Chuck Toeniskoetter, however, can’t relate. “I’m a nut on succession planning. It’s a must,” says Toeniskoetter, Chairman and CEO of Toeniskoetter Construction and Chairman of Toeniskoetter Development. He speaks not only from experience as a business owner, but as a stroke survivor.

While vacationing in Bear Valley in December 2000, Toeniskoetter suffered an ischemic stroke at age 55. After downhill skiing in the morning, he was looking forward to an afternoon of Nordic skiing when suddenly he lost use of the right side of his body. “The brain just disconnects. I had no control,” he says. “When there’s no pain, you don’t know what’s going on.”

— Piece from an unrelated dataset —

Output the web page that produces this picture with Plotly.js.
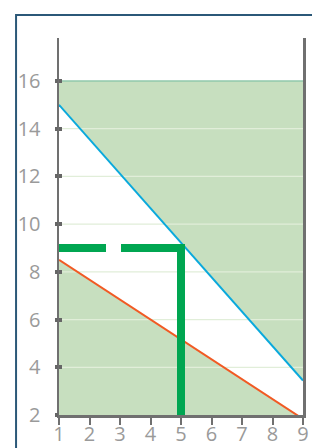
<!DOCTYPE html>
<html>
<head>
<meta charset="utf-8">
<script src="https://cdn.plot.ly/plotly-3.0.1.min.js"></script>
<style>html,body{margin:0;padding:0;background:#fff;}#chart{width:312px;height:448px;}</style>
</head>
<body>
<div id="chart"></div>
<script>
// Data
const xEnds = [1, 9];
const orangeY = [8.5, 1.833];     // 5x + 6y = 56
const blueY = [15, 3.444];        // 13x + 9y = 148
const topY = [16, 16];
const guideX = [1, 5, 5];
const guideY = [9, 9, 2];
const xTicks = [1, 2, 3, 4, 5, 6, 7, 8, 9];
const yTicks = [2, 4, 6, 8, 10, 12, 14, 16];
const gridVals = [4, 6, 8, 10, 12, 14];

const fillGreen = '#c7dfbf';
const gx = [], gy = [];
gridVals.forEach(v => { gx.push(xEnds[0], xEnds[1], null); gy.push(v, v, null); });

const traces = [
  {x: xEnds, y: orangeY, mode: 'lines', fill: 'tozeroy', fillcolor: fillGreen, line: {width: 0}, hoverinfo: 'skip'},
  {x: xEnds, y: blueY, mode: 'lines', line: {width: 0}, hoverinfo: 'skip'},
  {x: xEnds, y: topY, mode: 'lines', fill: 'tonexty', fillcolor: fillGreen, line: {color: '#90c9ab', width: 1.5}, hoverinfo: 'skip'},
  {x: gx, y: gy, mode: 'lines', line: {color: '#e1eed9', width: 1.2}, hoverinfo: 'skip', connectgaps: false},
  {x: xEnds, y: orangeY, mode: 'lines', line: {color: '#f15a24', width: 2}, hoverinfo: 'skip'},
  {x: xEnds, y: blueY, mode: 'lines', line: {color: '#0aa9dc', width: 2}, hoverinfo: 'skip'},
  {x: guideX, y: guideY, mode: 'lines', line: {color: '#00a651', width: 8, dash: '47px,15px,400px'}, hoverinfo: 'skip'},
  {x: [1], y: [2], yaxis: 'y2', mode: 'markers', marker: {opacity: 0}, hoverinfo: 'skip'}
];

const tickFont = {family: 'Open Sans, sans-serif', size: 20, color: '#9a9a9a'};

const layout = {
  width: 312, height: 448,
  margin: {l: 59, r: 9, t: 38, b: 33, pad: 0},
  paper_bgcolor: '#ffffff', plot_bgcolor: '#ffffff',
  showlegend: false,
  xaxis: {
    range: [1, 9], tickvals: xTicks, ticktext: xTicks.map(String),
    showline: true, linecolor: '#707070', linewidth: 2.5,
    ticks: 'outside', ticklen: 7, tickwidth: 2, tickcolor: '#707070',
    ticklabelstandoff: -8,
    showgrid: false, zeroline: false, tickfont: tickFont, fixedrange: true
  },
  yaxis: {
    range: [2, 17.8], tickvals: yTicks, ticktext: yTicks.map(String),
    showline: true, mirror: true, linecolor: '#707070', linewidth: 2.5,
    ticks: 'inside', ticklen: 3, tickwidth: 4, tickcolor: '#666666',
    ticklabelstandoff: 12,
    showgrid: false, zeroline: false, tickfont: tickFont, fixedrange: true
  },
  yaxis2: {
    overlaying: 'y', side: 'left', range: [2, 17.8], tickvals: yTicks,
    showticklabels: false, showline: false, showgrid: false, zeroline: false,
    ticks: 'outside', ticklen: 3, tickwidth: 4, tickcolor: '#666666', fixedrange: true
  },
  shapes: [
    {type: 'path', xref: 'paper', yref: 'paper',
     path: 'M -0.176 -0.3 L -0.176 1.061 L 1.2 1.061',
     line: {color: '#2b5878', width: 2}}
  ]
};

Plotly.newPlot('chart', traces, layout, {staticPlot: true, displayModeBar: false});
</script>
</body>
</html>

Luckily for him, the search and rescue team nurse on duty that day did know. An ambulance and helicopter were immediately dispatched. In 2000, emergency medical services protocol dictated that non-trauma patients be transported to the closest hospital for treatment. Toeniskoetter’s nurse on scene demanded otherwise, insisting that he be flown to Sutter Roseville Medical Center which was recognized for stroke care. She identified the signs of stroke and knew that his window for full recovery was closing.

The pilot finally agreed to flight redirection, an uncommon practice at the time, and Toeniskoetter was admitted to Sutter Roseville with just enough time to receive tPA, an intravenous, clot-dissolving drug that must be administered within three hours of stroke symptoms onset. Toeniskoetter was released less than two days later, returned to work within three weeks and was 99 percent recovered within 18 months.

As the owner of high-profile companies, Toeniskoetter wondered how his employees would manage the news of his stroke. “Everyone reacted very positively. Everything kept functioning [because] we had a succession plan. It worked,” Toeniskoetter says. He also speaks to the importance of giving top management and employees room to do their jobs. “We’re always afraid to give away the things we’re good at. People do rise to the occasion,” he says. “That was a valuable lesson.”

Just as stroke was a life-changing event for Toeniskoetter, his experience helped shape new policies and procedures for treating stroke patients. In 2003, Toeniskoetter co-founded the Stroke Awareness Foundation (SAF) with Silicon Valley business leaders Pat Dando and Chuck Hoffman. SAF was formed with the purpose of helping local hospitals to become certified stroke centers, to establish redirection protocols for ambulances to transport stroke patients to certified stroke centers, and to educate people to recognize the signs of stroke.

“The goal is for stroke victims to have the same opportunities that I did,” Toeniskoetter says.